15 % des producteurs français soit 9 420 producteurs de vins, dont 5 304 exploitations spécialisées

48 000 hectares de production

2,3 millions d’hectolitres produits par an

310 millions de bouteilles vendues chaque année
dont 75 % de vin rouge
jusqu’à 40 % à l’export (vin de la vallée du Rhône)

586 millions d’euros en valeur

– 4e production régionale en valeur après l’élevage, le lait et le fourrage

Dénomination géographique complémentaire

En 2016, l’Inao a reconnu trois “dénominations géographiques complémentaires” accolées à une appellation d’origine protégée dans les vignobles français. Cette mention permet de faciliter l’identification d’un terroir. La dernière en date (juillet 2017) est “Côte d’Or”, en Bourgogne.

La pierre dorée, vestige de squelettes d’organismes marins

La pierre dorée est assurément le trésor du Beaujolais méridional (et des monts d’Or).
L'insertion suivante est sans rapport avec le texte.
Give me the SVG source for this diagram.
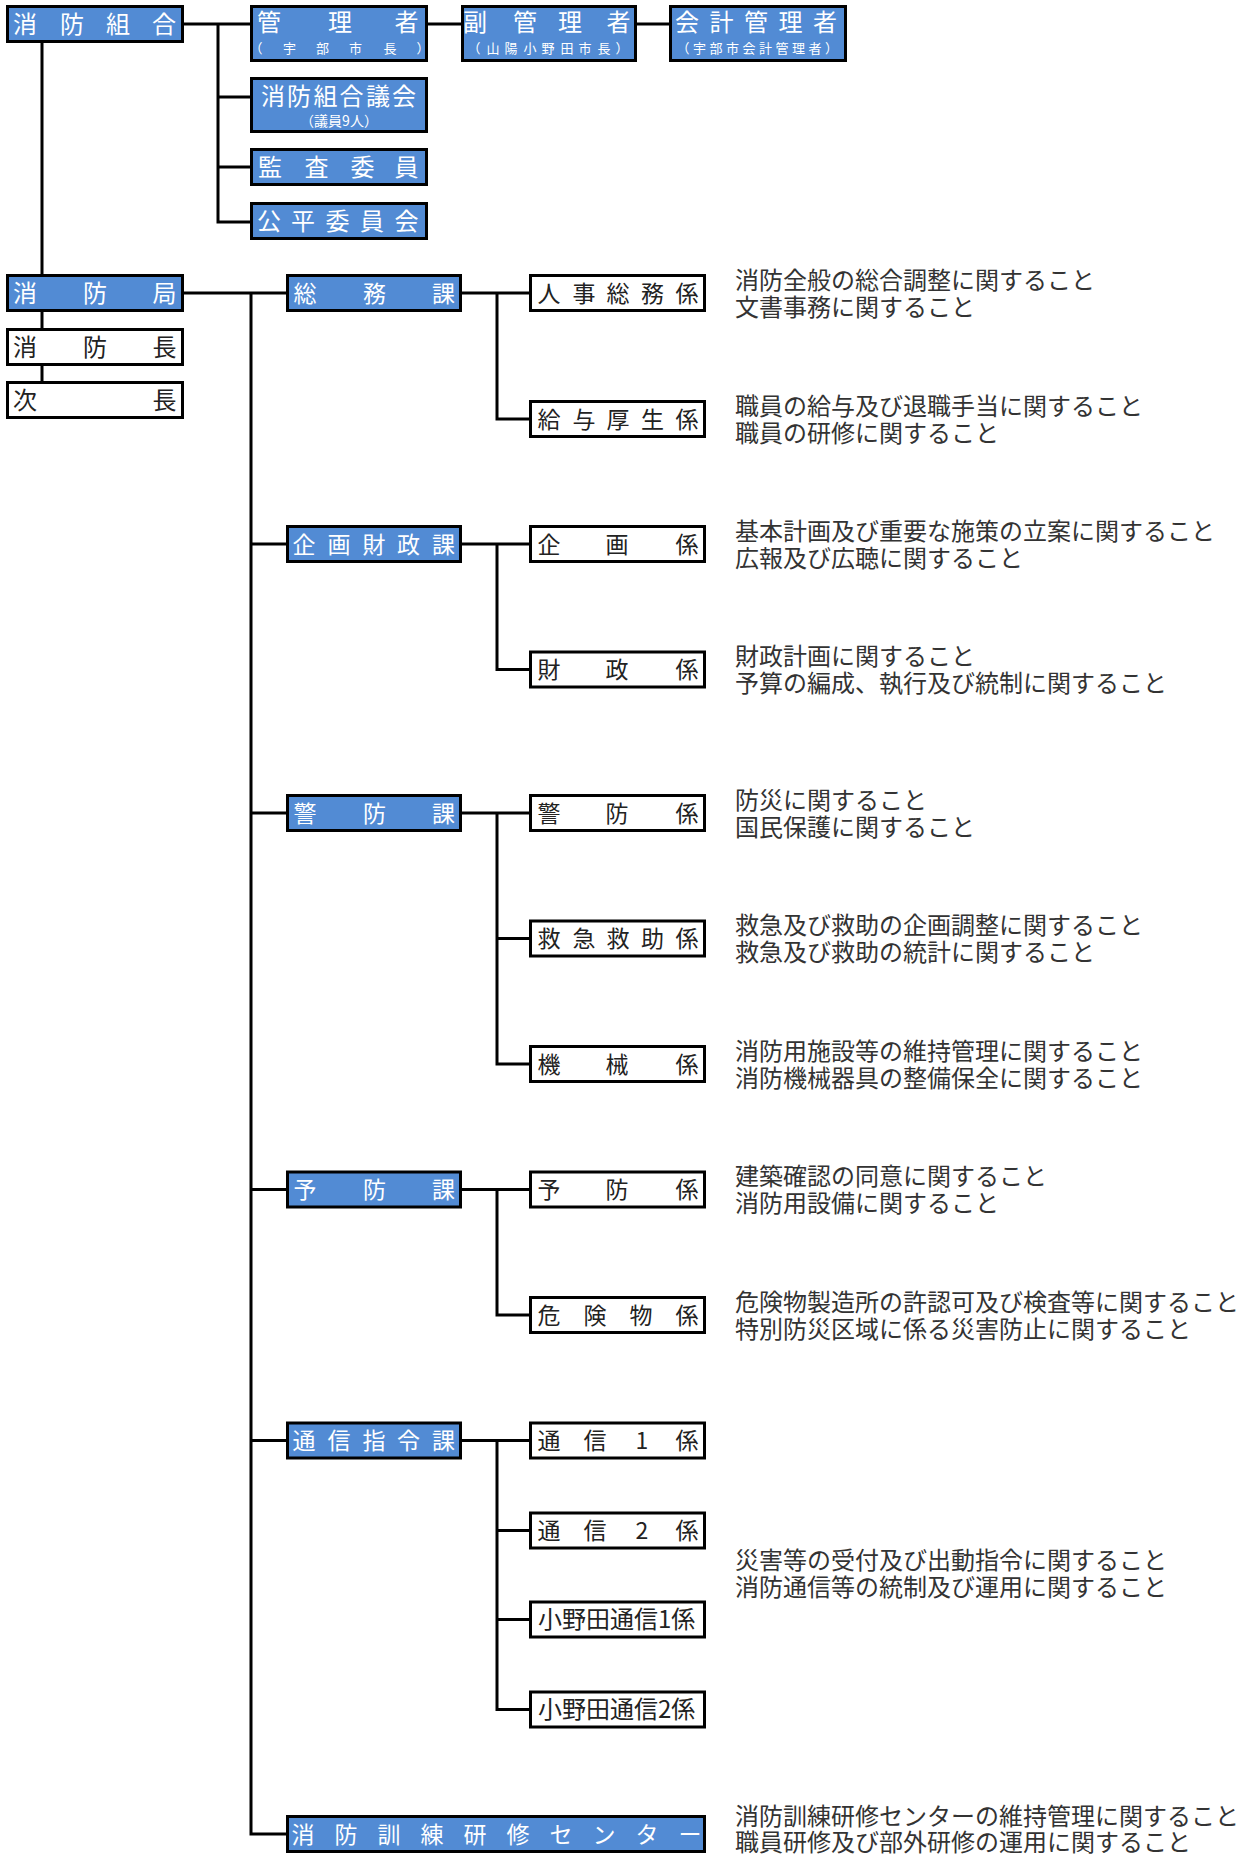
<svg xmlns="http://www.w3.org/2000/svg" width="1247" height="1859" viewBox="0 0 1247 1859">
<style>
.bb{fill:#528bd4;stroke:#000;stroke-width:3}
.wb{fill:#fff;stroke:#000;stroke-width:3}
.cn{fill:none;stroke:#000;stroke-width:3}
text{font-family:"Noto Sans CJK JP","Noto Sans CJK SC",sans-serif}
.wt{fill:#fff;font-size:23px;text-anchor:middle}
.ws{fill:#fff;font-size:13px;text-anchor:middle}
.bt{fill:#222;font-size:23px;text-anchor:middle}
.ds{fill:#333;font-size:24px}
</style>
<rect width="1247" height="1859" fill="#fff"/>
<g id="connectors">
<path class="cn" d="M184,24H250M218,24V222H250M218,97H250M218,167H250M428,24H461M637,24H669"/>
<path class="cn" d="M42,43V274M42,312V328M42,366V381"/>
<path class="cn" d="M184,293H286M251,293V1834H286M251,544H286M251,813H286M251,1189.5H286M251,1440.5H286"/>
<path class="cn" d="M462,293H529M497,293V419H529"/>
<path class="cn" d="M462,544H529M497,544V669.5H529"/>
<path class="cn" d="M462,813H529M497,813V1064H529M497,938.5H529"/>
<path class="cn" d="M462,1189.5H529M497,1189.5V1315H529"/>
<path class="cn" d="M462,1440.5H529M497,1440.5V1709.5H529M497,1530.5H529M497,1619.5H529"/>
</g>
<g id="n-kumiai"><rect class="bb" x="7.5" y="6.5" width="175" height="35"/><text class="wt" x="25 72 118 164" y="32.5" style="font-size:24px">消防組合</text></g>
<g id="n-kanrisha"><rect class="bb" x="251.5" y="6.5" width="175" height="54"/><text class="wt" x="269 340 406.5" y="31" style="font-size:24px">管理者</text><text class="ws" x="256 289.5 322.5 355.5 390 423" y="53">（宇部市長）</text></g>
<g id="n-fukukanrisha"><rect class="bb" x="462.5" y="6.5" width="173" height="54"/><text class="wt" x="475 525 570 618.5" y="31" style="font-size:24px">副管理者</text><text class="ws" x="474 493 511 530 548 567 585 604 622" y="53">（山陽小野田市長）</text></g>
<g id="n-kaikei"><rect class="bb" x="670.5" y="6.5" width="175" height="54"/><text class="wt" x="687 721.5 756 790.5 825" y="31" style="font-size:24px">会計管理者</text><text class="ws" x="683 699.5 716 732.5 749 765.5 782 798.5 815 831.5" y="53">（宇部市会計管理者）</text></g>
<g id="n-gikai"><rect class="bb" x="251.5" y="78.5" width="175" height="53"/><text class="wt" x="273 299 325.5 351.5 378 404" y="104.5" style="font-size:24px">消防組合議会</text><text class="ws" x="339" y="125.5" style="font-size:14px">（議員9人）</text></g>
<g id="n-kansa"><rect class="bb" x="251.5" y="149.5" width="175" height="35"/><text class="wt" x="270 316.5 362.5 406.5" y="176" style="font-size:24px">監査委員</text></g>
<g id="n-kohei"><rect class="bb" x="251.5" y="203.5" width="175" height="35"/><text class="wt" x="269 303 337.5 372 406.5" y="230" style="font-size:24px">公平委員会</text></g>
<g id="n-kyoku"><rect class="bb" x="7.5" y="275.5" width="175" height="35"/><text class="wt" x="25 95 164.5" y="302" style="font-size:24px">消防局</text></g>
<g id="n-shobocho"><rect class="wb" x="7.5" y="329.5" width="175" height="35"/><text class="bt" x="25 95 164.5" y="356" style="font-size:24px">消防長</text></g>
<g id="n-jicho"><rect class="wb" x="7.5" y="382.5" width="175" height="35"/><text class="bt" x="25 164.5" y="409" style="font-size:24px">次長</text></g>
<g id="n-somuka"><rect class="bb" x="287.5" y="275.5" width="173" height="35"/><text class="wt" x="305 374.5 443.5" y="301.5">総務課</text></g>
<g id="n-kikakuzaiseika"><rect class="bb" x="287.5" y="526.5" width="173" height="35"/><text class="wt" x="304 339 374 408.5 443.5" y="552.5">企画財政課</text></g>
<g id="n-keiboka"><rect class="bb" x="287.5" y="795.5" width="173" height="35"/><text class="wt" x="305 374.5 443.5" y="821.5">警防課</text></g>
<g id="n-yoboka"><rect class="bb" x="287.5" y="1172" width="173" height="35"/><text class="wt" x="305 374.5 443.5" y="1198">予防課</text></g>
<g id="n-tsushinka"><rect class="bb" x="287.5" y="1423" width="173" height="35"/><text class="wt" x="304 339 374 408.5 443.5" y="1449">通信指令課</text></g>
<g id="n-center"><rect class="bb" x="287.5" y="1816.5" width="417" height="35"/><text class="wt" x="303 346 389 432 475 518 561 604 647 690" y="1842.5">消防訓練研修センター</text></g>
<g id="n-jinji"><rect class="wb" x="530.5" y="275.5" width="174" height="35"/><text class="bt" x="549 584 618 652.5 687" y="301.5">人事総務係</text></g>
<g id="n-kyuyo"><rect class="wb" x="530.5" y="401.5" width="174" height="35"/><text class="bt" x="549 584 618 652.5 687" y="427.5">給与厚生係</text></g>
<g id="n-kikaku"><rect class="wb" x="530.5" y="526.5" width="174" height="35"/><text class="bt" x="549 617 687" y="552.5">企画係</text></g>
<g id="n-zaisei"><rect class="wb" x="530.5" y="652" width="174" height="35"/><text class="bt" x="549 617 687" y="678">財政係</text></g>
<g id="n-keibokakari"><rect class="wb" x="530.5" y="795.5" width="174" height="35"/><text class="bt" x="549 617 687" y="821.5">警防係</text></g>
<g id="n-kyukyu"><rect class="wb" x="530.5" y="921" width="174" height="35"/><text class="bt" x="549 584 618 652.5 687" y="947">救急救助係</text></g>
<g id="n-kikai"><rect class="wb" x="530.5" y="1046.5" width="174" height="35"/><text class="bt" x="549 617 687" y="1072.5">機械係</text></g>
<g id="n-yobokakari"><rect class="wb" x="530.5" y="1172" width="174" height="35"/><text class="bt" x="549 617 687" y="1198">予防係</text></g>
<g id="n-kikenbutsu"><rect class="wb" x="530.5" y="1297.5" width="174" height="35"/><text class="bt" x="549 595 641 687" y="1323.5">危険物係</text></g>
<g id="n-tsushin1"><rect class="wb" x="530.5" y="1423" width="174" height="35"/><text class="bt" x="549 595 642 687" y="1449">通信1係</text></g>
<g id="n-tsushin2"><rect class="wb" x="530.5" y="1513" width="174" height="35"/><text class="bt" x="549 595 642 687" y="1539">通信2係</text></g>
<g id="n-onoda1"><rect class="wb" x="530.5" y="1602" width="174" height="35"/><text class="bt" x="538" y="1628" style="text-anchor:start;font-size:24px">小野田通信1係</text></g>
<g id="n-onoda2"><rect class="wb" x="530.5" y="1692" width="174" height="35"/><text class="bt" x="538" y="1718" style="text-anchor:start;font-size:24px">小野田通信2係</text></g>
<g id="descriptions">
<text class="ds" x="735" y="288.5">消防全般の総合調整に関すること<tspan x="735" dy="27">文書事務に関すること</tspan></text>
<text class="ds" x="735" y="414.5">職員の給与及び退職手当に関すること<tspan x="735" dy="27">職員の研修に関すること</tspan></text>
<text class="ds" x="735" y="539.5">基本計画及び重要な施策の立案に関すること<tspan x="735" dy="27">広報及び広聴に関すること</tspan></text>
<text class="ds" x="735" y="665">財政計画に関すること<tspan x="735" dy="27">予算の編成、執行及び統制に関すること</tspan></text>
<text class="ds" x="735" y="808.5">防災に関すること<tspan x="735" dy="27">国民保護に関すること</tspan></text>
<text class="ds" x="735" y="934">救急及び救助の企画調整に関すること<tspan x="735" dy="27">救急及び救助の統計に関すること</tspan></text>
<text class="ds" x="735" y="1059.5">消防用施設等の維持管理に関すること<tspan x="735" dy="27">消防機械器具の整備保全に関すること</tspan></text>
<text class="ds" x="735" y="1185">建築確認の同意に関すること<tspan x="735" dy="27">消防用設備に関すること</tspan></text>
<text class="ds" x="735" y="1310.5">危険物製造所の許認可及び検査等に関すること<tspan x="735" dy="27">特別防災区域に係る災害防止に関すること</tspan></text>
<text class="ds" x="735" y="1569">災害等の受付及び出動指令に関すること<tspan x="735" dy="27">消防通信等の統制及び運用に関すること</tspan></text>
<text class="ds" x="735" y="1825">消防訓練研修センターの維持管理に関すること<tspan x="735" dy="26">職員研修及び部外研修の運用に関すること</tspan></text>
</g>
</svg>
Les cristaux scintillant au soleil qui la constituent sont en réalité les vestiges de squelettes calcaires de petits animaux, les “lys de mer” (appelés ainsi en raison de leur ressemblance avec la fleur). Car, il y a peu ou prou 175 millions d’années, le Beaujolais était une plateforme sous-marine profonde de quelques dizaines de mètres. “On parle de roche “biogénétique”, issue du monde vivant”, explique le géologue Bruno Rousselle, conservateur de l’espace Pierres-Folles à Saint-Jean-des-Vignes. À cette roche sédimentaire sont venus s’ajouter des oxydes de fer qui lui ont donné cette singulière couleur rouille.